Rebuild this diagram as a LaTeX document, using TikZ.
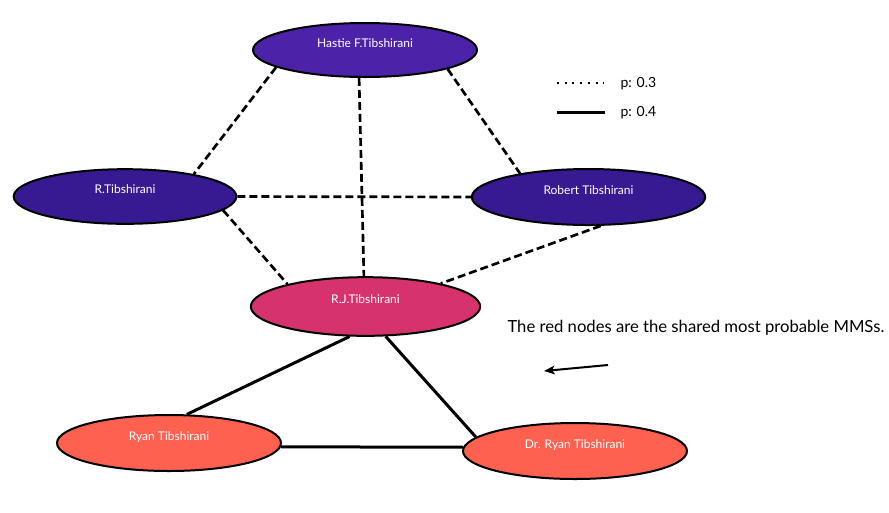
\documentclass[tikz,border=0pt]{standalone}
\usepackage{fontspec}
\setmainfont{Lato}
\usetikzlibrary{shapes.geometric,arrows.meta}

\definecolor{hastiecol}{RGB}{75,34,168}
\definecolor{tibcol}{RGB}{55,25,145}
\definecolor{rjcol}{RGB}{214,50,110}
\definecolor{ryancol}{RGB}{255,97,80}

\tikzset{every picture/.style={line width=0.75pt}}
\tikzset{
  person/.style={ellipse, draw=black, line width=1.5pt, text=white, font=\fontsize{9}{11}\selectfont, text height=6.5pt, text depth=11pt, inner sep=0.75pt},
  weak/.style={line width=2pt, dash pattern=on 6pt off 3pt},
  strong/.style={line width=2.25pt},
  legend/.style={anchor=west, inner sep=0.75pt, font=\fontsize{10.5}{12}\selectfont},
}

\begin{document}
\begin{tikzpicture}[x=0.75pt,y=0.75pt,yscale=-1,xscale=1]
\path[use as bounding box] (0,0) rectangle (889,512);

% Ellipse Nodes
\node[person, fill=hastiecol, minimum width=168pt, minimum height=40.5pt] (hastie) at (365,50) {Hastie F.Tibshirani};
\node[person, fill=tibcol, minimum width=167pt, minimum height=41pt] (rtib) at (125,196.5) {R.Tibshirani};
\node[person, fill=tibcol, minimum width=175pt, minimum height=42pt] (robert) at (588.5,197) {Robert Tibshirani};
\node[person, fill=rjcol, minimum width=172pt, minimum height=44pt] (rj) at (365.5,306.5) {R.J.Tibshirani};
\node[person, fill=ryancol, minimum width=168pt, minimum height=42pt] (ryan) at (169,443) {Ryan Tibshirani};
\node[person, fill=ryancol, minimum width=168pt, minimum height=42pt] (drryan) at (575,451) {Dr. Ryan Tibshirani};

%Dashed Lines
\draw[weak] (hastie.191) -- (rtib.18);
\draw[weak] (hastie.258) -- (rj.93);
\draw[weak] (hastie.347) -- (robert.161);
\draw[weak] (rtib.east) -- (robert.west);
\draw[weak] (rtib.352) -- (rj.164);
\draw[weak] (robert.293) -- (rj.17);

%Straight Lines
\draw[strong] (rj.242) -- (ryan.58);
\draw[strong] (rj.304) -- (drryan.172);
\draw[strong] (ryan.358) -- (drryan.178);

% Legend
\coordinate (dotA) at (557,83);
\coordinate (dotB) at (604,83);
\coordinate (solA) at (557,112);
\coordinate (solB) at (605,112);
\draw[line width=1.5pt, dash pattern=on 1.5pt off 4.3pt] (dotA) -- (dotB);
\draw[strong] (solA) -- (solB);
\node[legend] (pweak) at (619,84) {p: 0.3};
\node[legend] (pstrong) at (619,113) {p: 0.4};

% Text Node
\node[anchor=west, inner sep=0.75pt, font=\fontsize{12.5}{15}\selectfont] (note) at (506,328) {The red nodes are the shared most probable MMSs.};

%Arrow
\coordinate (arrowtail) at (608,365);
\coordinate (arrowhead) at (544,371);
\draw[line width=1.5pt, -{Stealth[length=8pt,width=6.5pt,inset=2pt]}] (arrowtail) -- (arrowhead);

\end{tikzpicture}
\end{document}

★ ★ ★

### Exercise brief
Pictures are to be left out; repeat all the remaining data exactly.

### Exercise answer
Rebuild this diagram as a LaTeX document, using TikZ.
\documentclass[tikz,border=0pt]{standalone}
\usepackage{fontspec}
\setmainfont{Lato}
\usetikzlibrary{shapes.geometric,arrows.meta}

\definecolor{hastiecol}{RGB}{75,34,168}
\definecolor{tibcol}{RGB}{55,25,145}
\definecolor{rjcol}{RGB}{214,50,110}
\definecolor{ryancol}{RGB}{255,97,80}

\tikzset{every picture/.style={line width=0.75pt}}
\tikzset{
  person/.style={ellipse, draw=black, line width=1.5pt, text=white, font=\fontsize{9}{11}\selectfont, text height=6.5pt, text depth=11pt, inner sep=0.75pt},
  weak/.style={line width=2pt, dash pattern=on 6pt off 3pt},
  strong/.style={line width=2.25pt},
  legend/.style={anchor=west, inner sep=0.75pt, font=\fontsize{10.5}{12}\selectfont},
}

\begin{document}
\begin{tikzpicture}[x=0.75pt,y=0.75pt,yscale=-1,xscale=1]
\path[use as bounding box] (0,0) rectangle (889,512);

% Ellipse Nodes
\node[person, fill=hastiecol, minimum width=168pt, minimum height=40.5pt] (hastie) at (365,50) {Hastie F.Tibshirani};
\node[person, fill=tibcol, minimum width=167pt, minimum height=41pt] (rtib) at (125,196.5) {R.Tibshirani};
\node[person, fill=tibcol, minimum width=175pt, minimum height=42pt] (robert) at (588.5,197) {Robert Tibshirani};
\node[person, fill=rjcol, minimum width=172pt, minimum height=44pt] (rj) at (365.5,306.5) {R.J.Tibshirani};
\node[person, fill=ryancol, minimum width=168pt, minimum height=42pt] (ryan) at (169,443) {Ryan Tibshirani};
\node[person, fill=ryancol, minimum width=168pt, minimum height=42pt] (drryan) at (575,451) {Dr. Ryan Tibshirani};

%Dashed Lines
\draw[weak] (hastie.191) -- (rtib.18);
\draw[weak] (hastie.258) -- (rj.93);
\draw[weak] (hastie.347) -- (robert.161);
\draw[weak] (rtib.east) -- (robert.west);
\draw[weak] (rtib.352) -- (rj.164);
\draw[weak] (robert.293) -- (rj.17);

%Straight Lines
\draw[strong] (rj.242) -- (ryan.58);
\draw[strong] (rj.304) -- (drryan.172);
\draw[strong] (ryan.358) -- (drryan.178);

% Legend
\coordinate (dotA) at (557,83);
\coordinate (dotB) at (604,83);
\coordinate (solA) at (557,112);
\coordinate (solB) at (605,112);
\draw[line width=1.5pt, dash pattern=on 1.5pt off 4.3pt] (dotA) -- (dotB);
\draw[strong] (solA) -- (solB);
\node[legend] (pweak) at (619,84) {p: 0.3};
\node[legend] (pstrong) at (619,113) {p: 0.4};

% Text Node
\node[anchor=west, inner sep=0.75pt, font=\fontsize{12.5}{15}\selectfont] (note) at (506,328) {The red nodes are the shared most probable MMSs.};

%Arrow
\coordinate (arrowtail) at (608,365);
\coordinate (arrowhead) at (544,371);
\draw[line width=1.5pt, -{Stealth[length=8pt,width=6.5pt,inset=2pt]}] (arrowtail) -- (arrowhead);

\end{tikzpicture}
\end{document}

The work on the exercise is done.